At the end of September, having brought these protracted conferences to a close, Croghan left Detroit, and departed for Niagara, whence, after a short delay, he passed eastward, to report the results of his mission to the commander-in-chief. But before leaving the Indian country, he exacted from Pontiac a promise that in the spring he would descend to Oswego, and, in behalf of the tribes lately banded in his league, conclude a treaty of peace and amity with Sir William Johnson.[487]
Croghan’s efforts had been attended with signal success. The tribes of the west, of late bristling in defiance, and hot for fight, had craved forgiveness, and proffered the calumet. The war was over; the last flickerings of that wide conflagration had died away; but the embers still glowed beneath the ashes, and fuel and a breath alone were wanting to rekindle those desolating fires.

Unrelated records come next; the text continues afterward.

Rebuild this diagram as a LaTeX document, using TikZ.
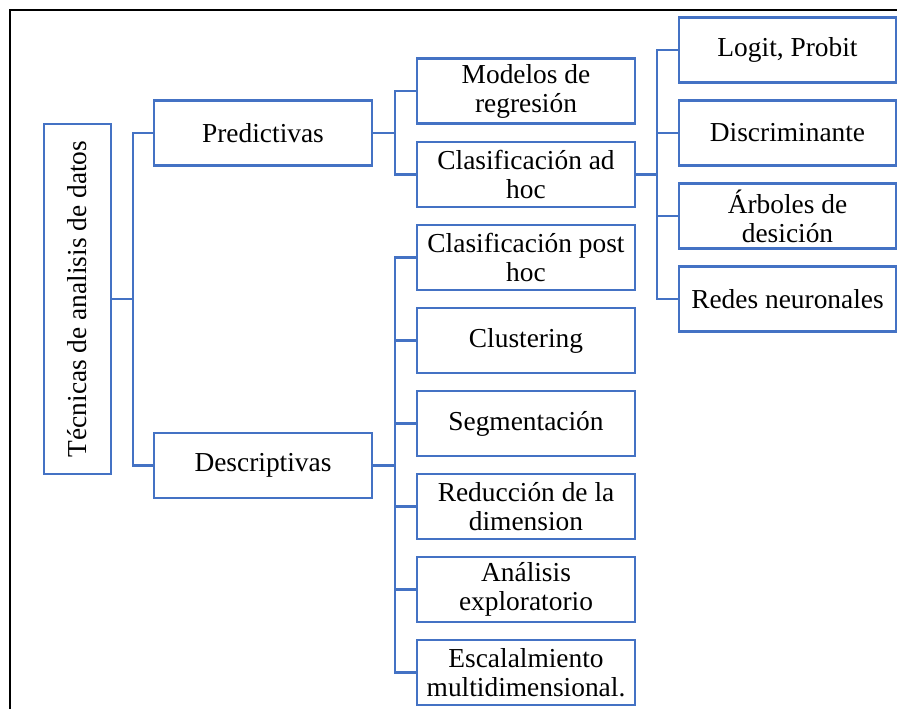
\documentclass[tikz,border=0pt]{standalone}
\usepackage{fontspec}
\setmainfont{Liberation Serif}
\definecolor{boxblue}{HTML}{4472C4}
\begin{document}
\begin{tikzpicture}[x=0.5pt,y=-0.5pt,
  box/.style={draw=boxblue, line width=1.25pt, minimum width=109pt, minimum height=32.5pt,
    inner sep=0pt, align=center, text=black, font=\fontsize{13.7}{14.5}\selectfont},
  link/.style={draw=boxblue, line width=1.25pt}]
\useasboundingbox (0,0) rectangle (897,709);
\draw[line width=1.3pt, black] (10,709) -- (10,10) -- (897,10);
% nodes
\node[box, minimum width=175pt, minimum height=33.5pt, rotate=90] (root) at (77.5,299) {Técnicas de analisis de datos};
\node[box] (pred) at (263,133) {Predictivas};
\node[box] (desc) at (263,465.5) {Descriptivas};
\node[box] (mod) at (526,91) {Modelos de\\regresión};
\node[box] (adhoc) at (526,174.5) {Clasificación ad\\hoc};
\node[box] (posthoc) at (526,257.5) {Clasificación post\\hoc};
\node[box] (clus) at (526,340.5) {Clustering};
\node[box] (seg) at (526,423.5) {Segmentación};
\node[box] (red) at (526,506.5) {Reducción de la\\dimension};
\node[box] (ana) at (526,589.5) {Análisis\\exploratorio};
\node[box] (esc) at (526,672.5) {Escalalmiento\\multidimensional.};
\node[box, minimum width=108.5pt] (logit) at (787.5,50) {Logit, Probit};
\node[box, minimum width=108.5pt] (disc) at (787.5,133) {Discriminante};
\node[box, minimum width=108.5pt] (arb) at (787.5,216) {Árboles de\\desición};
\node[box, minimum width=108.5pt] (redes) at (787.5,299) {Redes neuronales};
% junctions
\coordinate (j0) at (133,299);
\coordinate (j1) at (395,133);
\coordinate (j2) at (395,465.5);
\coordinate (j3) at (657,174.5);
% connectors
\draw[link] (root.south) -- (j0);
\draw[link] (pred.west) -| (j0) |- (desc.west);
\draw[link] (pred.east) -- (j1);
\draw[link] (mod.west) -| (j1) |- (adhoc.west);
\draw[link] (desc.east) -- (j2);
\draw[link] (posthoc.west) -| (j2) |- (esc.west);
\draw[link] (clus.west) -- (clus.west -| j2);
\draw[link] (seg.west) -- (seg.west -| j2);
\draw[link] (red.west) -- (red.west -| j2);
\draw[link] (ana.west) -- (ana.west -| j2);
\draw[link] (adhoc.east) -- (j3);
\draw[link] (logit.west) -| (j3) |- (redes.west);
\draw[link] (disc.west) -- (disc.west -| j3);
\draw[link] (arb.west) -- (arb.west -| j3);
\end{tikzpicture}
\end{document}
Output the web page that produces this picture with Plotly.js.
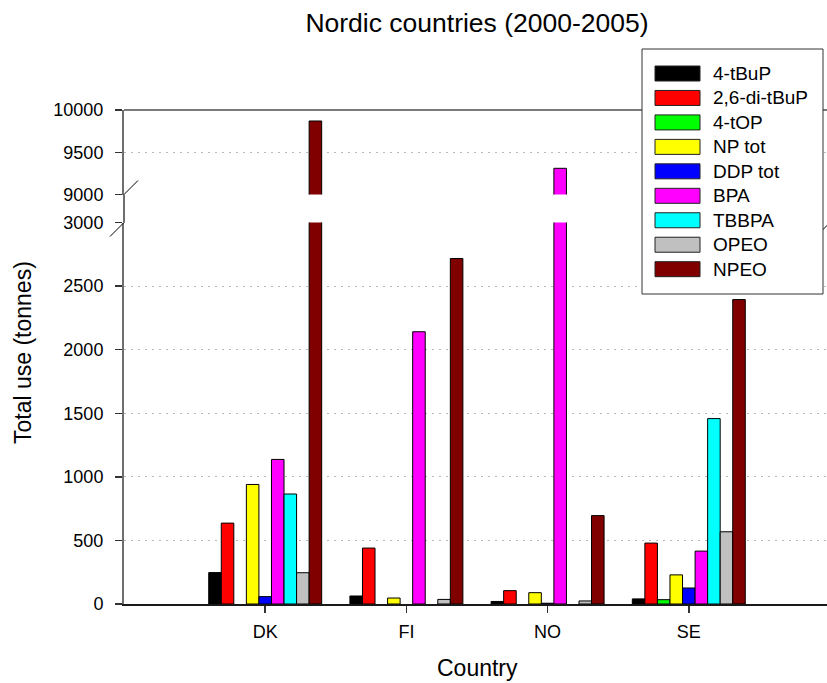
<!DOCTYPE html>
<html>
<head>
<meta charset="utf-8">
<script src="https://cdn.plot.ly/plotly-3.0.1.min.js"></script>
<style>
  html, body { margin: 0; padding: 0; overflow: hidden; background: #fff; }
  #chart { width: 831px; height: 683px; }
</style>
</head>
<body>
<div id="chart"></div>
<script>
// Total use of phenolic substances per Nordic country, 2000-2005 (tonnes)
const categories = ['DK', 'FI', 'NO', 'SE'];

const seriesNames = ['4-tBuP', '2,6-di-tBuP', '4-tOP', 'NP tot', 'DDP tot', 'BPA', 'TBBPA', 'OPEO', 'NPEO'];
const seriesColors = ['#000000', '#ff0000', '#00ff00', '#ffff00', '#0000ff', '#ff00ff', '#00ffff', '#c0c0c0', '#800000'];

const tBuP4     = [247, 63, 20, 40];
const diTBuP26  = [636, 440, 105, 479];
const tOP4      = [null, null, null, 34];
const npTot     = [940, 47, 89, 229];
const ddpTot    = [58, null, 6, 126];
const bpa       = [1137, 2141, 9310, 416];
const tbbpa     = [865, null, null, 1458];
const opeo      = [246, 36, 24, 568];
const npeo      = [9870, 2717, 695, 2394];

const seriesValues = [tBuP4, diTBuP26, tOP4, npTot, ddpTot, bpa, tbbpa, opeo, npeo];

// Axis ticks for the two halves of the broken value axis
const lowerTicks = [0, 500, 1000, 1500, 2000, 2500, 3000];
const upperTicks = [9000, 9500, 10000];
const lowerRange = [0, 3000];
const upperRange = [9000, 10000];

const FONT = 'Liberation Sans, Arial, sans-serif';

// Figure geometry (pixels)
const FIG_W = 831, FIG_H = 683;
const M = { l: 124, r: 1, t: 110, b: 79 };
const PW = FIG_W - M.l - M.r;
const PH = FIG_H - M.t - M.b;
const plotBottom = FIG_H - M.b;
const px2x = px => (px - M.l) / PW;
const px2y = py => (plotBottom - py) / PH;

const upperBottomPx = 194.5;   // 9000 line
const lowerTopPx = 222.5;      // 3000 line

// Bars: one set on the lower axis, one set on the upper axis (same data)
const traces = [];
['y', 'y2'].forEach(ya => {
  seriesNames.forEach((name, i) => {
    traces.push({
      type: 'bar',
      name: name,
      x: categories,
      y: seriesValues[i],
      xaxis: 'x',
      yaxis: ya,
      marker: { color: seriesColors[i], line: { color: '#000', width: 1 } },
      showlegend: false,
      hoverinfo: 'skip'
    });
  });
});

const axisLineColor = '#6e6e6e';
const gridStyle = { showgrid: true, gridcolor: '#b8b8b8', gridwidth: 1, griddash: '2px,5px' };

const shapes = [];
const annotations = [];

// top frame line
shapes.push({ type: 'line', xref: 'paper', yref: 'paper', x0: 0, x1: 1, y0: 1, y1: 1,
  line: { color: '#7a7a7a', width: 2 } });
// left axis line through the break gap
shapes.push({ type: 'line', xref: 'paper', yref: 'paper', x0: 0, x1: 0,
  y0: px2y(lowerTopPx), y1: px2y(upperBottomPx), line: { color: axisLineColor, width: 2 } });

// break marks on both sides of the plot
[0, 1].forEach(xa => {
  [['y2', upperRange[0]], ['y', lowerRange[1]]].forEach(([yr, yv]) => {
    shapes.push({
      type: 'line', xref: 'paper', yref: yr,
      xsizemode: 'pixel', xanchor: xa, x0: -14, x1: 14,
      ysizemode: 'pixel', yanchor: yv, y0: -14, y1: 14,
      line: { color: '#000', width: 1 }
    });
  });
});

// legend box with wide colour swatches
const lg = { left: 642, top: 49, right: 823, bottom: 294, sw0: 655, sw1: 700, txt: 711, row0: 66, rowStep: 24.46, swH: 15 };
shapes.push({ type: 'rect', xref: 'paper', yref: 'paper',
  x0: px2x(lg.left), x1: px2x(lg.right), y0: px2y(lg.bottom), y1: px2y(lg.top),
  fillcolor: '#fff', line: { color: '#333', width: 1 } });
seriesNames.forEach((name, i) => {
  const top = lg.row0 + i * lg.rowStep;
  shapes.push({ type: 'rect', xref: 'paper', yref: 'paper',
    x0: px2x(lg.sw0), x1: px2x(lg.sw1), y0: px2y(top + lg.swH), y1: px2y(top),
    fillcolor: seriesColors[i], line: { color: '#222', width: 1 } });
  annotations.push({ xref: 'paper', yref: 'paper', x: px2x(lg.txt), y: px2y(top + lg.swH / 2),
    xanchor: 'left', yanchor: 'middle', showarrow: false, text: name,
    font: { family: FONT, size: 19, color: '#000' } });
});

// axis titles
annotations.push({ xref: 'paper', yref: 'paper', x: px2x(23), y: px2y(353),
  xanchor: 'center', yanchor: 'middle', textangle: -90, showarrow: false,
  text: 'Total use (tonnes)', font: { family: FONT, size: 23, color: '#000' } });
annotations.push({ xref: 'paper', yref: 'paper', x: 0.5, y: px2y(668),
  xanchor: 'center', yanchor: 'middle', showarrow: false,
  text: 'Country', font: { family: FONT, size: 23, color: '#000' } });

const tickFont = { family: FONT, size: 18, color: '#000' };

const layout = {
  width: FIG_W, height: FIG_H,
  margin: M,
  paper_bgcolor: '#fff', plot_bgcolor: '#fff',
  barmode: 'group', bargap: 0.2, bargroupgap: 0,
  showlegend: false,
  title: { text: 'Nordic countries (2000-2005)', font: { family: FONT, size: 26.5, color: '#000' },
    xref: 'paper', x: 0.5, xanchor: 'center', yref: 'container', y: 1 - 23 / FIG_H, yanchor: 'middle' },
  xaxis: {
    type: 'category', categoryorder: 'array', categoryarray: categories,
    range: [-1, 4], anchor: 'y', fixedrange: true,
    showline: true, linecolor: '#1a1a1a', linewidth: 2,
    ticks: 'outside', ticklen: 7, tickwidth: 1.5, tickcolor: '#333',
    ticklabelstandoff: 3,
    tickfont: tickFont, showgrid: false, zeroline: false
  },
  yaxis: Object.assign({
    domain: [0, px2y(lowerTopPx)], range: lowerRange, anchor: 'x',
    tickmode: 'array', tickvals: lowerTicks, ticktext: lowerTicks.map(String),
    showline: true, linecolor: axisLineColor, linewidth: 2,
    ticks: 'outside', ticklen: 7, tickwidth: 1.5, tickcolor: '#333',
    ticklabelstandoff: 8,
    tickfont: tickFont, zeroline: false, fixedrange: true
  }, gridStyle),
  yaxis2: Object.assign({
    domain: [px2y(upperBottomPx), 1], range: upperRange, anchor: 'x',
    tickmode: 'array', tickvals: upperTicks, ticktext: upperTicks.map(String),
    showline: true, linecolor: axisLineColor, linewidth: 2,
    ticks: 'outside', ticklen: 7, tickwidth: 1.5, tickcolor: '#333',
    ticklabelstandoff: 8,
    tickfont: tickFont, zeroline: false, fixedrange: true
  }, gridStyle),
  shapes: shapes,
  annotations: annotations
};

Plotly.newPlot('chart', traces, layout, { staticPlot: true, displayModeBar: false });
</script>
</body>
</html>
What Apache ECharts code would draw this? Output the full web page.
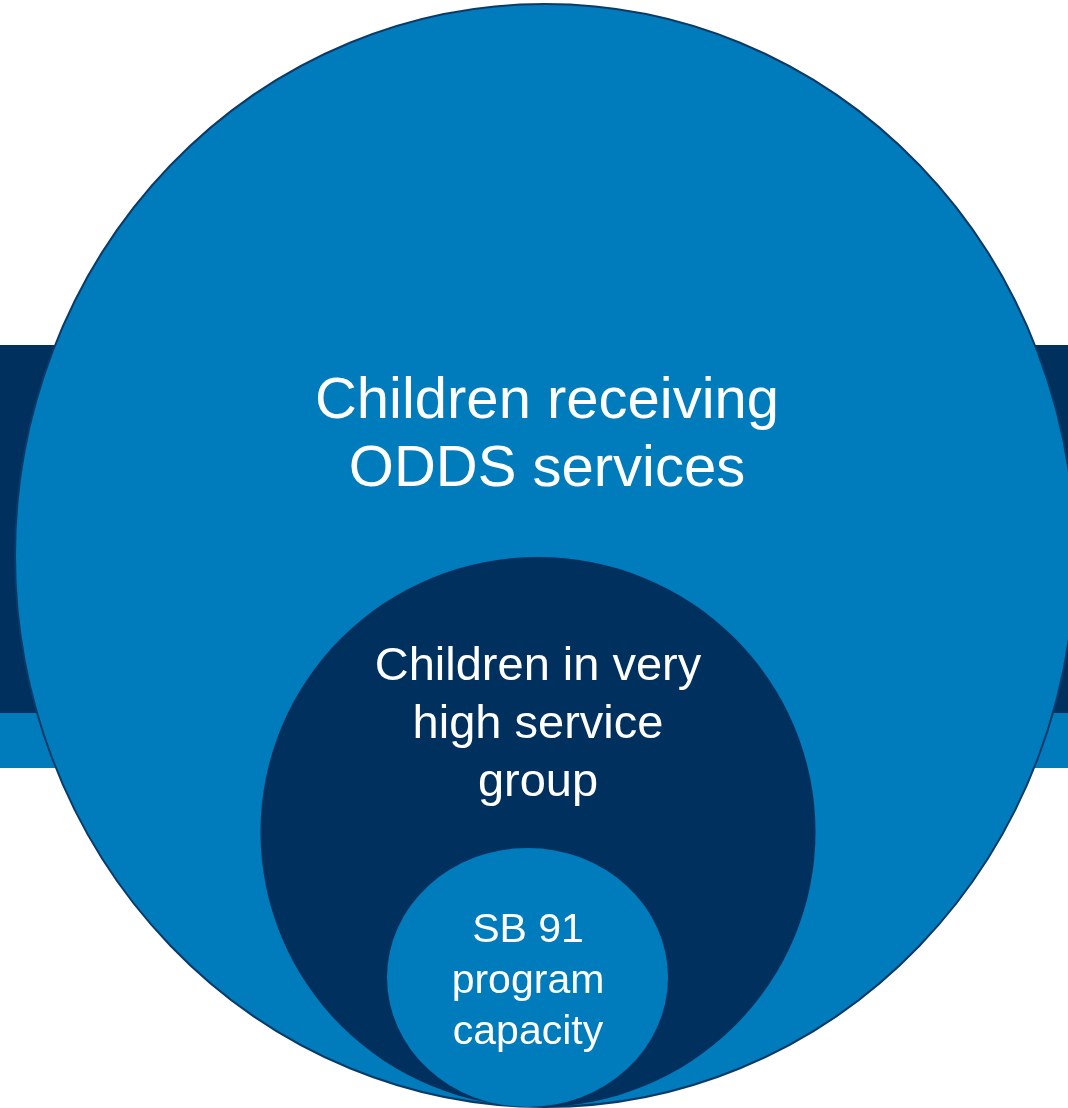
<!DOCTYPE html>
<html>
<head>
<meta charset="utf-8">
<style>
  html, body { margin: 0; padding: 0; background: #ffffff; }
  #chart { width: 1068px; height: 1108px; }
</style>
<script src="https://cdn.jsdelivr.net/npm/echarts@6/dist/echarts.min.js"></script>
</head>
<body>
<div id="chart"></div>
<script>
// ---- Data (diagram coordinate space: x 0..1068, y 0..1108, y downward) ----
var circleNames = [
  'Children receiving\nODDS services',
  'Children in very\nhigh service\ngroup',
  'SB 91\nprogram\ncapacity'
];
var circleCenterX = [545, 538, 527.5];
var circleCenterY = [555.5, 832, 977.5];
var circleRadiusX = [530, 277.5, 140.5];
var circleRadiusY = [551.5, 275, 129.5];
var labelCenterX = [547, 538, 528];
var labelCenterY = [436, 725, 982];

var bandTop = [345, 713];
var bandBottom = [713, 768];

// ---- Styles ----
var circleFill = ['#007bbb', '#00305e', '#007bbb'];
var circleStroke = ['#0b3a68', null, null];
var labelSize = [58, 47, 41];
var labelLineHeight = [68.5, 58, 51];
var bandFill = ['#00305e', '#007bbb'];

var circleData = circleNames.map(function (n, i) {
  return [circleCenterX[i], circleCenterY[i], circleRadiusX[i], circleRadiusY[i], labelCenterX[i], labelCenterY[i]];
});
var bandData = bandTop.map(function (t, i) { return [t, bandBottom[i]]; });

var chart = echarts.init(document.getElementById('chart'), null, { renderer: 'canvas' });

chart.setOption({
  backgroundColor: '#ffffff',
  animation: false,
  grid: { left: 0, right: 0, top: 0, bottom: 0 },
  xAxis: { type: 'value', min: 0, max: 1068, show: false },
  yAxis: { type: 'value', min: 0, max: 1108, inverse: true, show: false },
  series: [
    {
      type: 'custom',
      name: 'bands',
      data: bandData,
      clip: true,
      renderItem: function (params, api) {
        var p0 = api.coord([0, api.value(0)]);
        var p1 = api.coord([1068, api.value(1)]);
        return {
          type: 'rect',
          shape: { x: p0[0], y: p0[1], width: p1[0] - p0[0], height: p1[1] - p0[1] },
          style: { fill: bandFill[params.dataIndex] }
        };
      }
    },
    {
      type: 'custom',
      name: 'circles',
      data: circleData,
      clip: false,
      renderItem: function (params, api) {
        var i = params.dataIndex;
        var c = api.coord([api.value(0), api.value(1)]);
        var sz = api.size([api.value(2), api.value(3)]);
        var rx = sz[0], ry = sz[1];
        var d = 'M' + (c[0] - rx) + ' ' + c[1] +
          ' A' + rx + ' ' + ry + ' 0 1 0 ' + (c[0] + rx) + ' ' + c[1] +
          ' A' + rx + ' ' + ry + ' 0 1 0 ' + (c[0] - rx) + ' ' + c[1] + ' Z';
        var lc = api.coord([api.value(4), api.value(5)]);
        var style = { fill: circleFill[i] };
        if (circleStroke[i]) { style.stroke = circleStroke[i]; style.lineWidth = 2; }
        return {
          type: 'group',
          children: [
            { type: 'path', shape: { pathData: d }, style: style },
            {
              type: 'text',
              x: lc[0], y: lc[1],
              style: {
                text: circleNames[i],
                fill: '#ffffff',
                fontSize: labelSize[i],
                fontFamily: '"Liberation Sans", Arial, sans-serif',
                lineHeight: labelLineHeight[i],
                align: 'center',
                verticalAlign: 'middle'
              }
            }
          ]
        };
      }
    }
  ]
});
</script>
</body>
</html>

In the mean time, a hundred Highlanders of the 42d Regiment, those veterans whose battle-cry had echoed over the bloodiest fields of America, had left Fort Pitt under command of Captain Sterling, and, descending the Ohio, arrived at Fort Chartres just as the snows of early winter began to whiten the naked forests.[488] The flag of France descended from the rampart; and with the stern courtesies of war, St. Ange yielded up his post, the citadel of the Illinois, to its new masters. In that act was consummated the double triumph of British power in America. England had crushed her hereditary foe; and France, in her fall, had left to irretrievable ruin the savage tribes to whom her policy and self-interest had lent a transient support.
Chapter XXXI.
1766-1769.
DEATH OF PONTIAC.
The Winter passed quietly away. Already the Indians began to feel the blessings of returning peace in the partial reopening of the fur-trade; and the famine and nakedness, the misery and death, which through the previous season had been rife in their encampments, were exchanged for comparative comfort and abundance. With many precautions, and in meagre allowances, the traders had been permitted to throw their goods into the Indian markets; and the starving hunters were no longer left, as many of them had been, to gain precarious sustenance by the bow, the arrow, and the lance—the half-forgotten weapons of their fathers. Some troubles arose along the frontiers of Pennsylvania and Virginia. The reckless borderers, in contempt of common humanity and prudence, murdered several straggling Indians, and enraged others by abuse and insult; but these outrages could not obliterate the remembrance of recent chastisement, and, for the present at least, the injured warriors forbore to draw down the fresh vengeance of their destroyers.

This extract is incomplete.